O cidadão normal que nada sabe sobre Tunas tem uma vantagem, portanto, acrescida: Escuta, vê, opina e depois, se for corrigido, informado e avisado, modela a sua percepção sobre algo que não conhece. Ou seja, reconhece tacitamente a sua ignorância sobre o tema, procurando por isso, saber mais e melhor, evoluíndo no seu conhecimento sobre o tema porque predisposto a essa evolução. É norma em qualquer actividade que nós desconhecemos procedermos dessa forma caso tenhamos abertura, interesse e modéstia para aprender algo sobre. O Tuno ao emular a sua própria vivência caí num erro fatal: Cristaliza a ignorância refugiando-se no "meu-conceito-de-tuna", o que o coloca num patamar abaixo do simples curioso de ocasião sobre Tunas, porque preso, refém, de si mesmo. Fatal. Pior que não saber é achar que se sabe, nada sabendo. 

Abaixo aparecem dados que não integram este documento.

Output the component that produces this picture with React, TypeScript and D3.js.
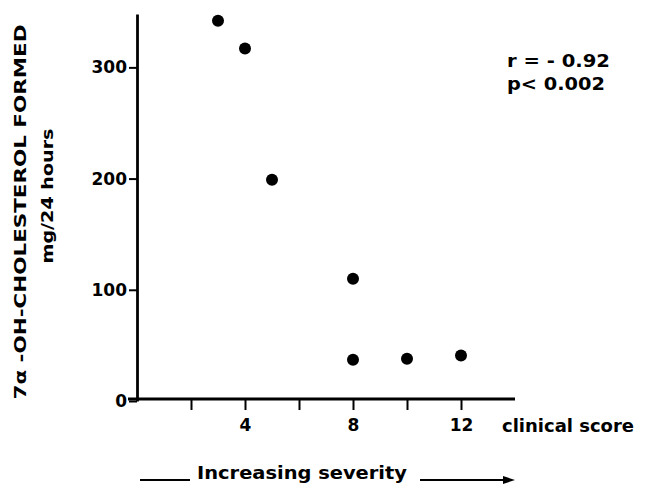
import React, { useEffect, useRef } from 'react';
import * as d3 from 'd3';

// clinical score vs 7a-OH-cholesterol formed (mg/24 h)
const scores = [3, 4, 5, 8, 8, 10, 12];
const formed = [342, 317, 199, 110, 37, 38, 41];
const xTicks = [2, 4, 6, 8, 10, 12];
const xLabels = [4, 8, 12];
const yTicks = [0, 100, 200, 300];
const stats = ['r = - 0.92', 'p< 0.002'];

const FONT = '"DejaVu Sans", "Liberation Sans", Arial, sans-serif';

const App = () => {
  const ref = useRef<SVGSVGElement>(null);
  const dim = { width: 648, height: 488 };

  useEffect(() => {
    const svg = d3.select(ref.current);
    svg.selectAll('*').remove();

    //scales
    const x = d3.scaleLinear().domain([0, 14]).range([137, 515]);
    const y = d3.scaleLinear().domain([0, 348]).range([401, 14]);

    //y axis
    const yAxis = svg
      .append('g')
      .attr('transform', `translate(${x(0)},0)`)
      .call(
        d3.axisLeft(y).tickValues(yTicks).tickSize(8).tickSizeOuter(0).tickPadding(2)
      );
    yAxis.select('.domain').attr('stroke-width', 2.8).attr('stroke', '#000');
    yAxis.selectAll('.tick line').attr('stroke-width', 2).attr('stroke', '#000');
    yAxis
      .selectAll('.tick text')
      .attr('font-family', FONT)
      .attr('font-weight', 'bold')
      .attr('font-size', 17)
      .attr('fill', '#000');

    //x axis
    const xAxis = svg
      .append('g')
      .attr('transform', `translate(0,${y(0) - 2})`)
      .call(
        d3
          .axisBottom(x)
          .tickValues(xTicks)
          .tickSize(11)
          .tickSizeOuter(0)
          .tickPadding(9)
          .tickFormat((d) => (xLabels.includes(d as number) ? String(d) : ''))
      );
    xAxis.select('.domain').remove();
    xAxis.selectAll('.tick line').attr('stroke-width', 2).attr('stroke', '#000');
    xAxis
      .selectAll('.tick text')
      .attr('font-family', FONT)
      .attr('font-weight', 'bold')
      .attr('font-size', 17)
      .attr('fill', '#000');
    svg
      .append('line')
      .attr('x1', x(0) - 9)
      .attr('x2', x(14))
      .attr('y1', y(0) - 2)
      .attr('y2', y(0) - 2)
      .attr('stroke', '#000')
      .attr('stroke-width', 2.8);

    //points
    svg
      .append('g')
      .selectAll('circle')
      .data(scores)
      .join('circle')
      .attr('cx', (d) => x(d))
      .attr('cy', (_, i) => y(formed[i]))
      .attr('r', 6)
      .attr('fill', '#000');

    //x label
    svg
      .append('text')
      .attr('x', 502)
      .attr('y', 432)
      .attr('font-family', FONT)
      .attr('font-weight', 'bold')
      .attr('font-size', 17)
      .attr('textLength', 132)
      .attr('lengthAdjust', 'spacingAndGlyphs')
      .text('clinical score');

    //severity arrow
    svg
      .append('line')
      .attr('x1', 140)
      .attr('x2', 190)
      .attr('y1', 480)
      .attr('y2', 480)
      .attr('stroke', '#000')
      .attr('stroke-width', 1.8);
    svg
      .append('text')
      .attr('x', 197)
      .attr('y', 479)
      .attr('font-family', FONT)
      .attr('font-weight', 'bold')
      .attr('font-size', 17)
      .attr('textLength', 210)
      .attr('lengthAdjust', 'spacingAndGlyphs')
      .text('Increasing severity');
    svg
      .append('line')
      .attr('x1', 420)
      .attr('x2', 508)
      .attr('y1', 480)
      .attr('y2', 480)
      .attr('stroke', '#000')
      .attr('stroke-width', 1.8);
    svg
      .append('path')
      .attr('d', 'M503,476 L515,480 L503,484 Z')
      .attr('fill', '#000');

    //stats
    svg
      .append('g')
      .selectAll('text')
      .data(stats)
      .join('text')
      .attr('x', 507)
      .attr('y', (_, i) => 67 + i * 23)
      .attr('font-family', FONT)
      .attr('font-weight', 'bold')
      .attr('font-size', 17)
      .attr('textLength', (_, i) => (i === 0 ? 103 : 98))
      .attr('lengthAdjust', 'spacingAndGlyphs')
      .text((d) => d);

    //y title
    svg
      .append('text')
      .attr('transform', 'translate(26,212) rotate(-90)')
      .attr('text-anchor', 'middle')
      .attr('font-family', FONT)
      .attr('font-weight', 'bold')
      .attr('font-size', 16)
      .attr('textLength', 375)
      .attr('lengthAdjust', 'spacingAndGlyphs')
      .text('7\u03b1 -OH-CHOLESTEROL  FORMED');
    svg
      .append('text')
      .attr('transform', 'translate(53,196) rotate(-90)')
      .attr('text-anchor', 'middle')
      .attr('font-family', FONT)
      .attr('font-weight', 'bold')
      .attr('font-size', 16)
      .attr('textLength', 135)
      .attr('lengthAdjust', 'spacingAndGlyphs')
      .text('mg/24 hours');
  }, []);

  return (
    <svg
      ref={ref}
      width={dim.width}
      height={dim.height}
      style={{ position: 'absolute', left: 0, top: 0, background: '#fff' }}
    ></svg>
  );
};

export default App;
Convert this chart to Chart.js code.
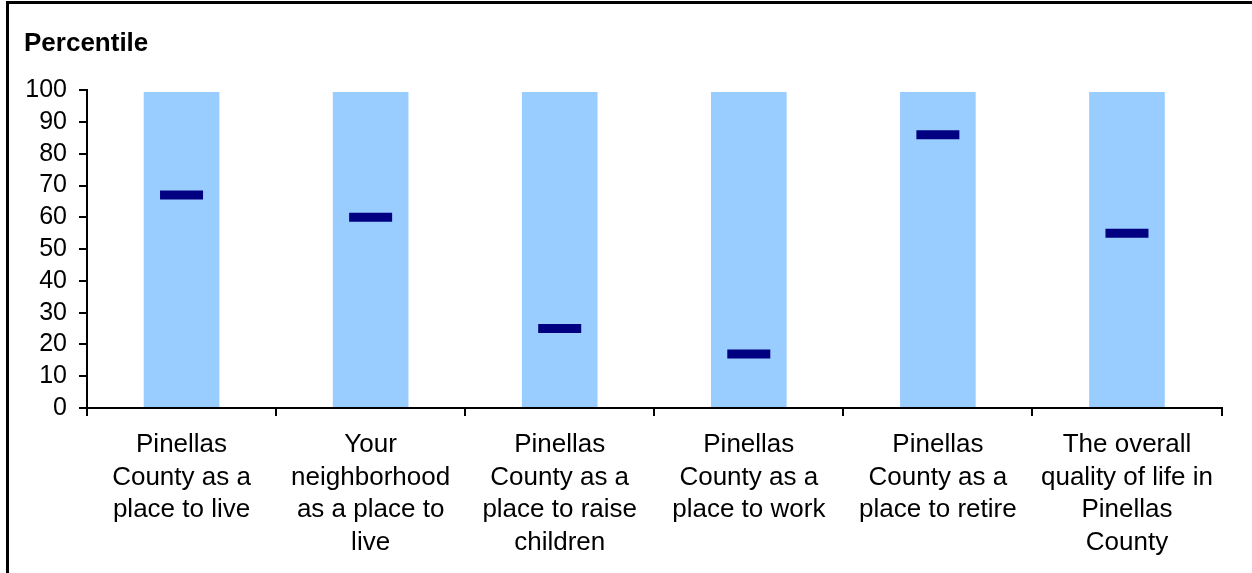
<!DOCTYPE html>
<html>
<head>
<meta charset="utf-8">
<script src="https://cdn.jsdelivr.net/npm/chart.js@4"></script>
<style>
	body { margin: 0; background: #fff; }
	#wrap { position: relative; width: 1252px; height: 573px; overflow: hidden; }
	#frame {
		position: absolute; left: 6px; top: 1px; width: 1400px; height: 700px;
		border-left: 3px solid #000; border-top: 3px solid #000;
	}
	canvas { position: absolute; left: 0; top: 0; }
</style>
</head>
<body>
<div id="wrap">
	<div id="frame"></div>
	<canvas id="chart" width="1252" height="573"></canvas>
</div>
<script>
const categories = [
	['Pinellas', 'County as a', 'place to live'],
	['Your', 'neighborhood', 'as a place to', 'live'],
	['Pinellas', 'County as a', 'place to raise', 'children'],
	['Pinellas', 'County as a', 'place to work'],
	['Pinellas', 'County as a', 'place to retire'],
	['The overall', 'quality of life in', 'Pinellas', 'County']
];
const rangeTop = [99.4, 99.4, 99.4, 99.4, 99.4, 99.4];
const percentiles = [67, 60, 25, 17, 86, 55];
const yTicks = [0, 10, 20, 30, 40, 50, 60, 70, 80, 90, 100];

const FONT = 'Arial, "Liberation Sans", sans-serif';

const ctx = document.getElementById('chart').getContext('2d');

const chart = new Chart(ctx, {
	type: 'bar',
	data: {
		labels: categories,
		datasets: [{
			type: 'line',
			label: 'Percentile',
			data: percentiles,
			showLine: false,
			pointStyle: 'line',
			pointRadius: 21.5,
			pointHoverRadius: 21.5,
			pointBorderWidth: 9,
			pointHoverBorderWidth: 9,
			borderColor: '#000080',
			backgroundColor: '#000080',
			order: 0
		}, {
			label: 'Range',
			data: rangeTop,
			backgroundColor: '#99CCFF',
			borderWidth: 0,
			categoryPercentage: 1,
			barPercentage: 0.4,
			order: 1
		}]
	},
	options: {
		responsive: false,
		animation: false,
		events: [],
		layout: { padding: { left: 24, right: 29, top: 0, bottom: 0 } },
		plugins: {
			legend: { display: false },
			tooltip: { enabled: false },
			title: {
				display: true,
				text: 'Percentile',
				align: 'start',
				color: '#000',
				font: { family: FONT, size: 26, weight: 'bold', lineHeight: 1.2 },
				padding: { top: 28, bottom: 31 }
			}
		},
		scales: {
			x: {
				grid: {
					display: true,
					offset: true,
					drawOnChartArea: false,
					drawTicks: true,
					tickLength: 8,
					color: '#000',
					lineWidth: 2
				},
				border: { display: true, color: '#000', width: 2 },
				ticks: {
					color: '#000',
					padding: 13,
					maxRotation: 0,
					autoSkip: false,
					font: { family: FONT, size: 26, lineHeight: 1.25 }
				},
				afterFit: function(scale) { scale.height = 165; }
			},
			y: {
				min: 0,
				max: 100,
				afterBuildTicks: function(scale) {
					scale.ticks = yTicks.map(v => ({ value: v }));
				},
				grid: {
					display: true,
					drawOnChartArea: false,
					drawTicks: true,
					tickLength: 8,
					color: '#000',
					lineWidth: 2
				},
				border: { display: true, color: '#000', width: 2 },
				ticks: {
					color: '#000',
					padding: 12,
					autoSkip: false,
					font: { family: FONT, size: 25 }
				},
				afterFit: function(scale) { scale.width = 63; }
			}
		}
	}
});
</script>
</body>
</html>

Dito isto, concluí-se que volvidos 30 anos grosso modo, continuamos a assistir a tal "filosofia" que indicía interpretação ad-hoc, a metro, a la minute, do que é uma Tuna, quando, por mais que provado, estudado e fundamentado, se sabe hoje claramente o que é uma Tuna e no caso, estudantil. É como se Copérnico fosse contrariado na sua teoria que diz que os planetas giram em volta do sol - provada pelo mesmo cientificamente - todos os dias por todos e cada um de nós, com uma facilidade atroz que indicia antes presunção, arrogância e consequentemente, ignorância. Pior, quando cultivada sob esse imenso telhado que dá para cobrir tudo intitulado de "meu-conceito-de-tuna". O Tio Herman caricaturou esta postura de forma brilhante com o teaser "eu é que sou o Plesidente da Junta!".


Não se discutem liberdades, quanto muito, libertinagens. Se se pode? Tanto pode que há. Nem vou por aí. Mas isso não significa que não seja legítimo apontar o dedo, corrigir profilaticamente, explicar porque sim e porque não. É que, aliada a essa postura adolescente do "eu-é-que-sei" ainda há o fantástico apontar de dedo fulanizador a quem de forma correcta, elevada e séria mostra a fraqueza dessa "teorização-a-gosto", o que prova antes de tudo a fraca cultura tuneril nacional, para lá da inerente arrogância que nem sequer aceita o mero reparo. Para piorar, detêm-se na forma e nunca no conteúdo. Para terminar a faena em beleza, fulanização por falta de argumentos sólidos. Arroz.


Infelizmente, é a verdade: Os que menos sabem sobre a Tuna são os Tunos. Deveria ser ao contrário. Aprender nunca deveria ser visto como um acto menor, antes pelo oposto. Em universitários então, tal postura é inexplicável, até, seja sob que ponto de vista seja.